“Why Didn’t You Say Anything?”

With every public revealing of a public figure’s sexual harassment practices and abusive behavior, people across the country react with a combination of fear, anger, and sadness. With so many similar stories that involve influential people, it’s normal to wonder: how come so many people decided to stay silent in situations where there’s abuse?

As we hear thousands of voices clamoring for justice in favor of our favorite stars via web, television and printed media, we also hear a lot of judgment about the alleged victims’ actions—or lack thereof:

“Staying silent makes you an accomplice.”

“Staying silent perpetuates sexual abuse.”

“You need to speak out.”

“Why did you stay silent?”

“I would have said something.”

“That never would have happened to me.”

The truth is that speaking out against abuse is not always a readily available option for people experiencing relationship abuse or sexual assault. We hear it from the thousands of people who reach out to The Hotline for help every day. We know that abuse thrives in isolation and that it walks hand-in-hand with fear.

Fear muzzles the truth. It hides behind a veil of shame, and it rips you open from the inside out, making you feel like less of a person. We also know first-hand that fearing an abusive partner can be paralyzing, traumatizing, and have long-lasting effects on people’s psyche and body.

To understand violence, we need to accept that fear is a completely natural reaction to a threat, and therefore, it is OK to be afraid. What we can’t do, however, is point fingers at the victims and blame them for not speaking out sooner. We are not in their shoes, and we will never know exactly how they feel.

Here are some reasons why victims and survivors may feel afraid of talking about their experience with abuse:

Fear of being judged or not being believed

Being a victim of abuse can leave victims feeling ashamed and less-than a person. It can also leave them feeling like no one will believe them because it’s somehow their fault or that they were asking for it. The truth is that regardless of how the abuse happened, abuse is never the victim’s fault and they were never asking for it. It’s worth repeating: it’s important to remember to provide a sympathetic ear free of judgment, validate the other’s person’s experience and just being present when victims of violence or sexual assault are ready to open up.

Fear of retaliation and going nowhere in their careers

Abuse can happen to anyone, regardless of social status, gender, ethnicity,or background. Abuse is all about power and control, so it makes sense that a survivor would fear retaliation if the abuser held power over them. Our callers and chatters tell us how very real the fear of retaliation is as many of them fear being ostracized by their communities, outed if they are LGBTQ+ or afraid of losing their children, their jobs and their credibility and reputation amongst family and friends.

Fear of feeling responsible for the abuse or that speaking up can lead to direct physical harm
  • Sometimes there’s a huge level of shame associated with attacks like this, as many survivors may feel it was their fault or that speaking up against their abuser may be unsafe and lead to physical harm.  Feeling responsible for not fighting back, for allowing the attack to happen or for not feeling strong enough is something that we hear from contacts that reach out to us.
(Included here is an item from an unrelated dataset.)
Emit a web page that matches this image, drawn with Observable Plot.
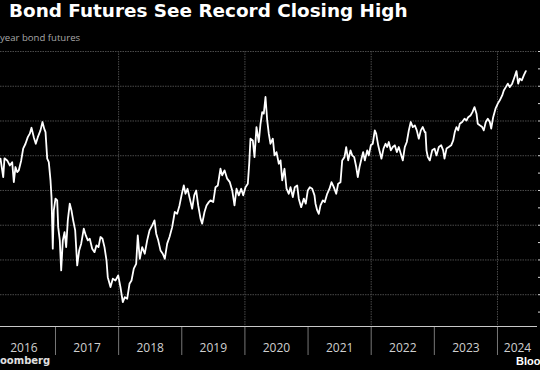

The thing is, however, that abuse has nothing to do with the victim! It’s about the abuser’s desire for power and control—as simple as that. No matter why it happens, abuse is not OK and it’s never justified. You are never too small to make a difference and you should not feel responsible for something that was never your fault in the first place.

To the many survivors out there, remember: you are not alone. We believe you, regardless of when and how you decide to speak your truth. We support you and are here for you whenever you feel like you want to talk—no matter when you decide to do so.